## Begin Information provided
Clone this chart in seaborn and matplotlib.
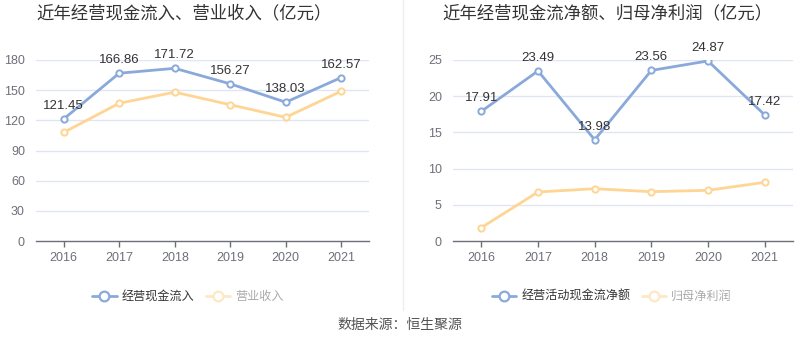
import matplotlib
matplotlib.use("Agg")
import matplotlib.pyplot as plt
from matplotlib.lines import Line2D
import seaborn as sns
import pandas as pd

years = ["2016", "2017", "2018", "2019", "2020", "2021"]
cash_inflow = [121.45, 166.86, 171.72, 156.27, 138.03, 162.57]
revenue = [108.0, 137.0, 148.0, 135.5, 123.0, 149.0]
net_cash_flow = [17.91, 23.49, 13.98, 23.56, 24.87, 17.42]
net_profit = [1.85, 6.77, 7.22, 6.81, 7.0, 8.1]

left_title = "近年经营现金流入、营业收入（亿元）"
right_title = "近年经营现金流净额、归母净利润（亿元）"
left_names = ["经营现金流入", "营业收入"]
right_names = ["经营活动现金流净额", "归母净利润"]
source = "数据来源：恒生聚源"

left_ticks = [0, 30, 60, 90, 120, 150, 180]
right_ticks = [0, 5, 10, 15, 20, 25]

sns.set_style("white")
plt.rcParams["font.family"] = ["Liberation Sans", "Noto Sans CJK SC", "DejaVu Sans"]

BLUE = "#8aa9db"
YELLOW = "#fed594"
BLUE_LEG = "#8aa9db"
YELLOW_LEG = "#fee8c4"
GRID = "#e0e6f1"
AXIS = "#6e7079"
TICK = "#6e7079"

W, H = 800, 358
fig = plt.figure(figsize=(W / 100, H / 100), dpi=100)


def px_axes(x0, x1, ytop, ybot):
    return fig.add_axes([x0 / W, (H - ybot) / H, (x1 - x0) / W, (ybot - ytop) / H])


def draw_panel(ax, s1, s2, names, ticks, labels_fmt):
    x = list(range(len(years)))
    df = pd.DataFrame({"x": x + x,
                       "v": list(s1) + list(s2),
                       "s": [names[0]] * len(x) + [names[1]] * len(x)})
    sns.lineplot(data=df[df.s == names[1]], x="x", y="v", ax=ax, color=YELLOW,
                 lw=2, marker="o", markersize=4.5, markerfacecolor="white",
                 markeredgecolor=YELLOW, markeredgewidth=1.4, legend=False, zorder=3)
    sns.lineplot(data=df[df.s == names[0]], x="x", y="v", ax=ax, color=BLUE,
                 lw=2, marker="o", markersize=4.5, markerfacecolor="white",
                 markeredgecolor=BLUE, markeredgewidth=1.4, legend=False, zorder=4)
    for xi, v in zip(x, s1):
        ax.annotate(labels_fmt.format(v), (xi, v), xytext=(0, 5),
                    textcoords="offset points", ha="center", va="bottom",
                    fontsize=9.5, color="#333333", zorder=5)
    ax.set_xlim(-0.5, len(years) - 0.5)
    ax.set_ylim(ticks[0], ticks[-1])
    ax.set_yticks(ticks)
    ax.set_yticklabels([str(t) for t in ticks])
    ax.set_xticks(x)
    ax.set_xticklabels(years)
    ax.set_xlabel("")
    ax.set_ylabel("")
    for sp in ["top", "right", "left"]:
        ax.spines[sp].set_visible(False)
    ax.spines["bottom"].set_color(AXIS)
    ax.spines["bottom"].set_linewidth(1)
    ax.grid(axis="y", color=GRID, lw=1)
    ax.set_axisbelow(True)
    ax.tick_params(axis="y", length=0, pad=8, labelsize=9, labelcolor=TICK)
    ax.tick_params(axis="x", length=4, width=1, color=AXIS, pad=4,
                   labelsize=9, labelcolor=TICK, direction="out", bottom=True)
    for gl in ax.get_ygridlines()[:1]:
        gl.set_visible(False)


ax1 = px_axes(36, 369, 60, 241)
draw_panel(ax1, cash_inflow, revenue, left_names, left_ticks, "{:.2f}")
ax2 = px_axes(453, 793, 60, 241)
draw_panel(ax2, net_cash_flow, net_profit, right_names, right_ticks, "{:.2f}")

fig.text(184 / W, 1 - 13 / H, left_title, ha="center", va="center",
         fontsize=12.5, color="#333333")
fig.text(607 / W, 1 - 13 / H, right_title, ha="center", va="center",
         fontsize=12.5, color="#333333")

# divider
fig.add_artist(Line2D([403 / W, 403 / W], [1 - 310 / H, 1.0], color="#eeeeee",
                      lw=1, transform=fig.transFigure))


def legend(ax, names, cx):
    handles = [Line2D([], [], color=BLUE_LEG, lw=2, marker="o", markersize=7,
                      markerfacecolor="white", markeredgecolor=BLUE_LEG, markeredgewidth=1.6),
               Line2D([], [], color=YELLOW_LEG, lw=2, marker="o", markersize=7,
                      markerfacecolor="white", markeredgecolor=YELLOW_LEG, markeredgewidth=1.6)]
    leg = fig.legend(handles, names, loc="center", bbox_to_anchor=(cx / W, 1 - 297 / H),
                     ncol=2, frameon=False, fontsize=8.7, handlelength=2.0,
                     handletextpad=0.4, columnspacing=1.0)
    leg.get_texts()[0].set_color("#333333")
    leg.get_texts()[1].set_color("#aaaaaa")


legend(ax1, left_names, 188)
legend(ax2, right_names, 612)

fig.text(400 / W, 1 - 325 / H, source, ha="center", va="center",
         fontsize=10, color="#555555")

fig.savefig("out.png", dpi=100)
## End Information provided
[Written task] Pictures excluded, repeat exactly the lines from the top of the material through the line with "return fig.add_axes([x0 /", including both of those lines.

[Full solution]
Clone this chart in seaborn and matplotlib.
import matplotlib
matplotlib.use("Agg")
import matplotlib.pyplot as plt
from matplotlib.lines import Line2D
import seaborn as sns
import pandas as pd

years = ["2016", "2017", "2018", "2019", "2020", "2021"]
cash_inflow = [121.45, 166.86, 171.72, 156.27, 138.03, 162.57]
revenue = [108.0, 137.0, 148.0, 135.5, 123.0, 149.0]
net_cash_flow = [17.91, 23.49, 13.98, 23.56, 24.87, 17.42]
net_profit = [1.85, 6.77, 7.22, 6.81, 7.0, 8.1]

left_title = "近年经营现金流入、营业收入（亿元）"
right_title = "近年经营现金流净额、归母净利润（亿元）"
left_names = ["经营现金流入", "营业收入"]
right_names = ["经营活动现金流净额", "归母净利润"]
source = "数据来源：恒生聚源"

left_ticks = [0, 30, 60, 90, 120, 150, 180]
right_ticks = [0, 5, 10, 15, 20, 25]

sns.set_style("white")
plt.rcParams["font.family"] = ["Liberation Sans", "Noto Sans CJK SC", "DejaVu Sans"]

BLUE = "#8aa9db"
YELLOW = "#fed594"
BLUE_LEG = "#8aa9db"
YELLOW_LEG = "#fee8c4"
GRID = "#e0e6f1"
AXIS = "#6e7079"
TICK = "#6e7079"

W, H = 800, 358
fig = plt.figure(figsize=(W / 100, H / 100), dpi=100)


def px_axes(x0, x1, ytop, ybot):
    return fig.add_axes([x0 / W, (H - ybot) / H, (x1 - x0) / W, (ybot - ytop) / H])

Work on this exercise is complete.